Following the $93 million loss reported by one of its external fund managers, the Stream Finance protocol has decided to suspend all withdrawal and deposit operations. Was this a hack or a collateral effect of the crash on October 10?
Stream Finance announces a loss of $93 million
The cryptocurrency market has not been in the best shape since the recent crash that shook prices on October 10, triggering liquidations totaling an estimated record $20 billion. A date to keep in mind for the rest of this article…
At the same time, certain decentralized finance (DeFi) protocols are facing difficulties due to attacks against them, as in the recent case of Balancer earlier this week. More recently, the Stream Finance protocol has suspended all withdrawal and deposit operations following the identified loss of $93 million.

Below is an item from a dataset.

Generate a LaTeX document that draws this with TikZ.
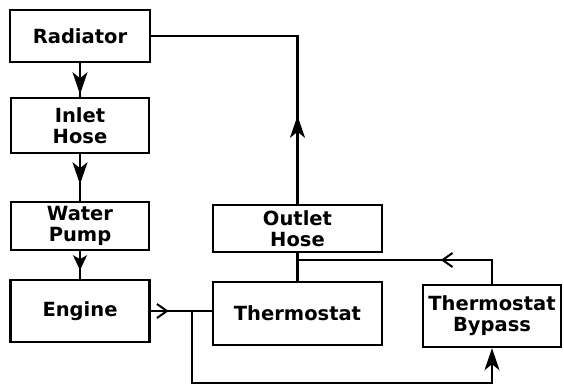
\documentclass[tikz,border=0pt]{standalone}
\usepackage{fontspec}
\setmainfont{DejaVu Sans}
\usetikzlibrary{arrows.meta,decorations.markings}
\tikzset{
  fillhead/.tip={Stealth[length=22pt,width=15pt,inset=6pt]},
  fillsmall/.tip={Stealth[length=15pt,width=14pt,inset=4pt]},
  openhead/.tip={Straight Barb[length=10pt,width=14pt,line width=2pt]}
}
\begin{document}
\begin{tikzpicture}[x=1pt,y=-1pt,
  box/.style={draw, line width=2.4pt, align=center, inner sep=0pt,
    font=\bfseries\fontsize{19.5}{21}\selectfont},
  conn/.style={line width=2.2pt},
  midfill/.style={postaction={decorate},decoration={markings,
    mark=at position #1 with {\arrow{fillhead}}}},
  midsmall/.style={postaction={decorate},decoration={markings,
    mark=at position #1 with {\arrow{fillsmall}}}},
  midopen/.style={postaction={decorate},decoration={markings,
    mark=at position #1 with {\arrow{openhead}}}}
]
\useasboundingbox (0,0) rectangle (564,390);
\node[box, minimum width=140pt, minimum height=52pt] (rad) at (80,36) {Radiator};
\node[box, minimum width=138pt, minimum height=55pt] (inlet) at (80,125.5) {Inlet\\Hose};
\node[box, minimum width=138pt, minimum height=48pt] (pump) at (80,226) {Water\\Pump};
\node[box, minimum width=139pt, minimum height=62pt] (engine) at (80,311) {Engine};
\node[box, minimum width=169pt, minimum height=47pt] (outlet) at (297.5,228.5) {Outlet\\Hose};
\node[box, minimum width=169pt, minimum height=63pt] (thermo) at (297.5,313.5) {Thermostat};
\node[box, minimum width=138pt, minimum height=62pt] (bypass) at (492,316) {Thermostat\\Bypass};
\coordinate (j1) at (192,311);
\coordinate (j2) at (297.5,260);
\coordinate (b1) at (192,383);
\draw[conn, midfill=31pt] (rad.south) -- (inlet.north);
\draw[conn, midfill=30pt] (inlet.south) -- (pump.north);
\draw[conn, midsmall=19pt] (pump.south) -- (engine.north);
\draw[conn, midopen=18pt] (engine.east) -- (engine.east -| thermo.west);
\draw[conn, -{fillhead}] (j1) -- (b1) -| (bypass.south);
\draw[conn] (thermo.north) -- (outlet.south);
\draw[conn, midopen=75pt] (bypass.north) |- (j2);
\draw[conn, midfill=88pt] (outlet.north) |- (rad.east);
\end{tikzpicture}
\end{document}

In fact, this missing amount was reportedly “disclosed by an external fund manager overseeing Stream’s funds,” according to a recent post by the Stream Finance account on X. This revelation triggered an ongoing process to “withdraw all liquid assets,” which is expected to be completed shortly.
An external fund manager overseeing the Stream funds revealed the loss of approximately $93 million in assets. In response, Stream is engaging Keith Miller and Joseph Cutler of the law firm Perkins Coie LLP to lead a thorough investigation into the incident.
The XUSD stablecoin crashes by 70%
An investigation is currently underway to determine the reasons behind this situation, without providing further details. In the meantime, all withdrawals and deposits will remain suspended until information becomes available that allows for “a full assessment of the extent and causes of the loss.”
Meanwhile, the price of Stream Finance’s XUSD stablecoin has experienced a significant depeg of over 70% from its USD peg, currently trading around $0.30, after briefly dipping below $0.25 a few hours ago.

The XUSD stablecoin depegs and crashes by 70%
This situation could quickly become critical, given the XUSD stablecoin’s direct exposure across numerous lending protocols on networks such as Plasma, Sonic, Avalanche, and Arbitrum, whose combined debt is estimated at $285 million.
This prompted Marc Zeller, founder of the Aavechan initiative and member of the Aave protocol’s DAO, to explain how “October 10 caused more damage than we’re willing to admit.” And if you’re not just using Aave, I suggest you take a minute to investigate who your counterparty is and whether the yield is worth it—I anticipate more blowups.”
The Stream Finance protocol is committed to “providing periodic updates as additional information becomes available.” At the time of writing, no further data was available on its official X account.